Now we’ve got Jose. Jose definitely wants to go to California Burrito. But Jose doesn’t like confrontation. He doesn’t like to argue. He doesn’t want to be the guy who causes dissension and unhappiness. So even though Jose really, really, really wants to go to California Burrito….
“I guess McDonald’s is fine.”
So now we’ve got Lisa. She hates McDonald’s. She was just about to suggest California Burrito but she didn’t want to be too pushy. She didn’t want to be that aggressive bitch who nobody likes. She always wants to be 100% sure that everyone will be OK with her suggestions before she makes them. She wants to be sure that she isn’t seen as trying to dominate the group. Remember, she hates McDonald’s.
“Oh yeah, we all had a good time at McDonald’s last week. Let’s go.”
Finally we’ve got Rob. His all-time favorite restaurant is California Burrito. But the group is obviously going to McDonald’s. He wants to be a part of the group. I mean really, who wants to be eating all alone? Better to follow along with everyone else.
“Alright McDonald’s it is!”
See, not one of the five people wanted to go to McDonald’s. In fact, if you paid close attention to what they said, not one of them actually said they wanted to go to McDonald’s. Every single person wanted to go to California Burrito. And yet, they are all going somewhere they don’t want to go. If any of the five had actually suggested what they really wanted, all five would have agreed. But no one did that. Everyone wanted to be unselfish, nice, part of the group, not an aggressive bitch who always goes after what she wants…etc.
And as a result, no one gets what they want.
Now of course in real life, it’s highly unlikely that all five people have the same preference for anything. But it doesn’t change the fact that if you never say what your real preference is, you’ll never find out if anyone else has the same preference! If you start out from a position of perceived compromise, then you are trying to read other peoples’ minds. You are trying to guess what they really want instead of asking and listening. And then, to make things worse, you are changing your own preferences to fit a mere guess as to what other people want.
It is absolutely not selfish to go after what you really want.
Selfishness is about how you act if you don’t get it.

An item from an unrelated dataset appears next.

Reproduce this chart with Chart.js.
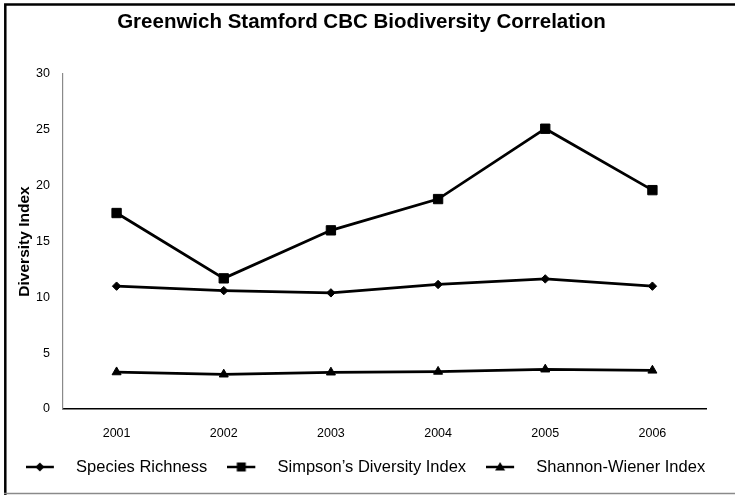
<!DOCTYPE html>
<html>
<head>
<meta charset="utf-8">
<title>Greenwich Stamford CBC Biodiversity Correlation</title>
<script src="https://cdn.jsdelivr.net/npm/chart.js@4.4.1/dist/chart.umd.min.js"></script>
<style>
  html, body { margin: 0; padding: 0; background: #fff; }
  #wrap { width: 735px; height: 495px; }
</style>
</head>
<body>
<div id="wrap"><canvas id="chart" width="735" height="495"></canvas></div>
<script>
// Christmas Bird Count survey years
const years = ['2001', '2002', '2003', '2004', '2005', '2006'];

// Index values per year
const speciesRichness = [11.0, 10.6, 10.4, 11.15, 11.65, 11.0];
const simpsonIndex    = [17.55, 11.7, 16.0, 18.8, 25.1, 19.6];
const shannonIndex    = [3.3, 3.1, 3.28, 3.35, 3.55, 3.45];

// Value axis
const yMin = 0;
const yMax = 30;
const yStep = 5;

const FONT = '"Liberation Sans", Arial, Helvetica, sans-serif';
Chart.defaults.font.family = FONT;
Chart.defaults.color = '#000';

// Small line-with-marker swatch used as the legend symbol
function legendIcon(style) {
  const c = document.createElement('canvas');
  c.width = 34; c.height = 16;
  const g = c.getContext('2d');
  g.strokeStyle = '#000';
  g.fillStyle = '#000';
  g.lineWidth = 2.5;
  g.beginPath(); g.moveTo(0, 8); g.lineTo(28, 8); g.stroke();
  g.beginPath();
  if (style === 'rect') {
    g.rect(9.5, 3.5, 9, 9);
  } else if (style === 'rectRot') {
    g.moveTo(14, 3.5); g.lineTo(18.5, 8); g.lineTo(14, 12.5); g.lineTo(9.5, 8); g.closePath();
  } else {
    g.moveTo(14, 3); g.lineTo(19, 11.5); g.lineTo(9, 11.5); g.closePath();
  }
  g.fill();
  return c;
}

// Outer frame of the chart panel
const framePlugin = {
  id: 'panelFrame',
  beforeDraw(chart) {
    const ctx = chart.ctx;
    ctx.save();
    ctx.fillStyle = '#fff';
    ctx.fillRect(0, 0, chart.width, chart.height);
    ctx.strokeStyle = '#000';
    ctx.lineWidth = 2.5;
    ctx.beginPath();
    ctx.moveTo(5.3, 495); ctx.lineTo(5.3, 4.5); ctx.lineTo(735, 4.5);
    ctx.stroke();
    ctx.strokeStyle = '#8a8a8a';
    ctx.lineWidth = 1.7;
    ctx.beginPath();
    ctx.moveTo(4, 493.5); ctx.lineTo(735, 493.5);
    ctx.stroke();
    ctx.restore();
  }
};

const common = {
  borderColor: '#000',
  backgroundColor: '#000',
  pointBackgroundColor: '#000',
  pointBorderColor: '#000',
  pointBorderWidth: 1,
  borderWidth: 2.75,
  tension: 0,
  fill: false
};

new Chart(document.getElementById('chart'), {
  type: 'line',
  data: {
    labels: years,
    datasets: [
      Object.assign({ label: 'Species Richness', data: speciesRichness, pointStyle: 'rectRot', pointRadius: 4.2 }, common),
      Object.assign({ label: 'Simpson\u2019s Diversity Index', data: simpsonIndex, pointStyle: 'rect', pointRadius: 6.6 }, common),
      Object.assign({ label: 'Shannon-Wiener Index', data: shannonIndex, pointStyle: 'triangle', pointRadius: 5.2 }, common)
    ]
  },
  options: {
    responsive: false,
    animation: false,
    devicePixelRatio: 1,
    layout: { padding: { left: 0, right: 12, top: 0, bottom: 9.75 } },
    plugins: {
      tooltip: { enabled: false },
      title: {
        display: true,
        text: 'Greenwich Stamford CBC Biodiversity Correlation',
        color: '#000',
        font: { family: FONT, size: 20.5, weight: 'bold' },
        padding: { top: 10.2, bottom: 39.2 }
      },
      legend: {
        display: true,
        position: 'bottom',
        labels: {
          usePointStyle: true,
          pointStyleWidth: 50,
          padding: 12,
          color: '#000',
          font: { family: FONT, size: 16.5 },
          generateLabels(chart) {
            return chart.data.datasets.map((ds, i) => ({
              text: ds.label,
              pointStyle: legendIcon(ds.pointStyle),
              fillStyle: '#000',
              strokeStyle: '#000',
              lineWidth: 0,
              hidden: false,
              datasetIndex: i,
              fontColor: '#000'
            }));
          }
        }
      }
    },
    scales: {
      x: {
        type: 'category',
        offset: true,
        grid: { display: false, drawTicks: false },
        border: { display: true, color: '#000', width: 1.5 },
        ticks: { color: '#000', font: { family: FONT, size: 12.5 }, padding: 17, maxRotation: 0 },
        afterFit(scale) { scale.height = 37.75; }
      },
      y: {
        type: 'linear',
        position: 'left',
        min: yMin,
        max: yMax,
        grid: { display: false, drawTicks: false },
        border: { display: true, color: '#8a8a8a', width: 1.2 },
        ticks: { stepSize: yStep, color: '#000', font: { family: FONT, size: 12.5 }, padding: 13 },
        title: {
          display: true,
          text: 'Diversity Index',
          color: '#000',
          font: { family: FONT, size: 15.5, weight: 'bold' },
          padding: { top: 15.7, bottom: 0 }
        },
        afterFit(scale) { scale.width = 63; }
      },
      yRight: {
        type: 'linear',
        position: 'right',
        display: true,
        grid: { display: false, drawTicks: false },
        border: { display: false },
        ticks: { display: false },
        afterFit(scale) { scale.width = 17; }
      }
    }
  },
  plugins: [framePlugin]
});
</script>
</body>
</html>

If I ask an attractive person out on a date, that is obviously not selfish. But if I get angry when they say no, that is selfish. If I start acting passive-aggressively, if I start talking behind their back, if I start cutting them down to make myself feel better, now I am being selfish. If I try to use a position of power to ask someone on a date, if I pretend I am interviewing them for a job when I really just want to date them, if I am being manipulative or deceitful, then yes, that is selfish.
But if you just ask…well my God. How else are you going to find out whether the other person wants you as much as you want them? Really, how are you going to find out….
Wait. Don’t answer that question.
Anyway, if you pursue the career of your dreams, if you negotiate for a raise, if you talk to your friends about what you’d really like to do when you all get together, you are helping everyone else out. Even if they don’t agree, your willingness to just clearly and honestly say what you really want gives everyone else permission to say what they really want–as long as you can accept that other people don’t want the same things you do.
Speaking of that, you know what I’ve noticed? The people who have the most difficulty hearing the word “no”, the people who get the most jealous of everyone else’s success, the people who are the most passive-aggressive, guess what? They are the same people who either don’t ever go after what they really want, or don’t say it out loud. They don’t want to appear selfish. But they are selfish, and you see it when they don’t get their way. Saying out loud what you really want is the opposite of selfish.
And if everyone says what they really want, and if everyone is willing to actually listen to everyone else, I often find that even when we disagree we can come up with a creative idea that’s actually better than anyone’s original idea. There is often no need to compromise. Of course sometimes it doesn’t work that way. But that doesn’t change the fact that I should never start with an attempt at compromise. When I start with compromise, I am trying to mind-read. No. Bad idea. Speak and listen instead.
Go after what you really want and give other people the permission to do the same.